Duda que é digital influencer na cidade, disse que tem colegas que fizeram a troca e ficou sem entender o motivo de não ter conseguido, mas, mesmo assim, ela foi para a defensoria, por onde ela teria que fazer uma ação judicial que iria durar pelo menos seis meses para que fizesse a retificação.
“Passaram três meses, foi quando entrei em contato com um advogado de Rio Branco e fui tentar saber o motivo de o cartório daqui não fazia a retificação do nome, e foi quando ele me orientou do que deveria fazer”, contou.
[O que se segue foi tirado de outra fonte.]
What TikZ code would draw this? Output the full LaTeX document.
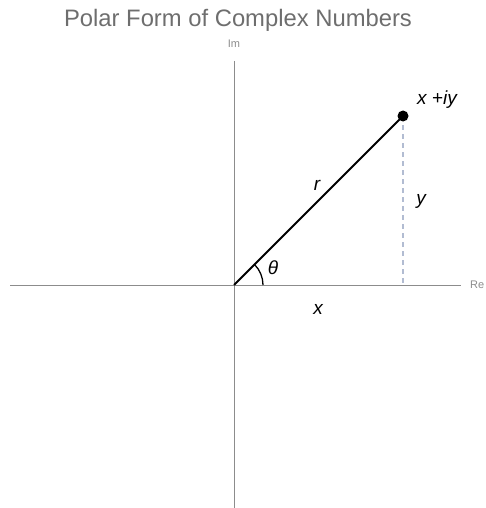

Ela procurou o MP e depois disso, os papéis foram levados ao cartório e na terça, 2 de fevereiro, a Duda já estava com a certidão de nascimento em mãos.
___________________
____________________
A tabeliã do cartório disse que conversou com os servidores e que todos afirmaram ter passado para Duda a documentação necessária.
“Ela falou que recomendamos que ela fosse direto para a defensoria pública, mas, a gente nem pode fazer isso, a pessoa tem que ver seus direitos. Me estranha muito. Tenho certeza que o que essa pessoa está falando não é verdade”, comentou Dirce.
O promotor afirmou que o caso chegou até ele como um suposto caso de homofobia, o que legitimou a intervenção dele no caso. MP vai recomendar que o cartório cumpra o provimento e o caso deve ser investigado.
“E agora o MP está no âmbito para evitar qualquer prática de crime de homofobia, de violência institucional, e vai recomendar ao cartório que cumpra o provimento e não coloque nenhum obstáculo para fazer esse procedimento. E encaminhar para a corregedoria do TJ para que seja investigado qualquer tipo de conduta e se houve algum tipo de crime de homofobia na ocasião”, pontuou.
A procuradora Patrícia Rêgo disse que as fiscalizações para que seja cumprida a determinação serão feitas para garantir que o direito seja garantido.
“O que temos a dizer é que o MP, quando tomou conhecimento, de pronto agiu. Agimos lá atrás quando saiu a decisão do Supremo e tem uma recomendação da Corregedoria do Tribunal de Justiça e que agora vamos, mais uma vez, recomendar os cartórios para que isso não aconteça de novo Isso é uma das maiores violações de direitos da população LGBT e nós não vamos transigir hora nenhuma com isso. É inadmissível, que passado muito tempo depois, a população LGBT tenha que estar propondo ação judicial para ter o seu direito garantido”, falou.
O promotor Thalles que interviu no caso orientou ainda que em caso de dificuldades, a pessoa deve procurar o Ministério Público imediatamente. “Procurar o MP porque não há nenhuma necessidade de fazer uma ação judicial para isso.”